I enjoy the suggestion that hobos do not have any similar issues, clearly they did. But the asking for money was what the distinction needs, as it is meaningful towards their character. But please, keep on thinking that everything is relative to your modern understanding (most insane people were locked away in asylums and neither homeless nor hobos).

During the great depression, my grandma had what amounted to a soup kitchen, she told me that upwards of 90% of men would not accept free food, they were too proud, so, if my grandparents had no work for them, my grandma had a wood pile in the back yard, she would tell someone that she needed it closer to the woodchute, when the next guy came, she would tell him she needed it closer to the back door, my point being that, like today, a large percentage of “homeless” people do want to work, but are unable for whatever reason, and there are a lot of able-bodied freeloaders out there too, that will turn down a meal if required to do actual work for it.

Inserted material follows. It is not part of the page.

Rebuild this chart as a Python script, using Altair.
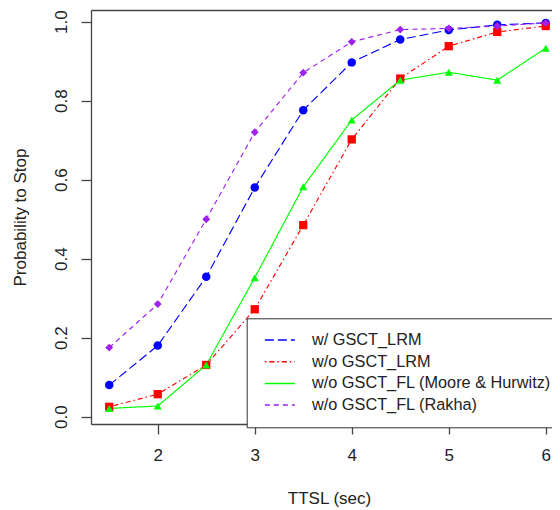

I’ve known people that travel the country doing their own line of work, because that’s how they choose to live, go someplace for whatever reason, work for a few weeks, months, even years, then up and move somewhere else. I think that’s amazing and would’ve done it myself, if not for these meddling kids. That last part was a joke, I love and adore my family, and wouldn’t change a thing.

You must be young, for I once thought like you. Never judge or assume you understand the reason this person is living a life like he is. No one wants a handout or to degrade themselves for a meal. If you think it’s easier than a job go stand on a corner and take the abuse they get everyday and see how that person feels. Ask yourself what is easier, a job or to ask for a handout? It will change your perception of how hard of a life they have.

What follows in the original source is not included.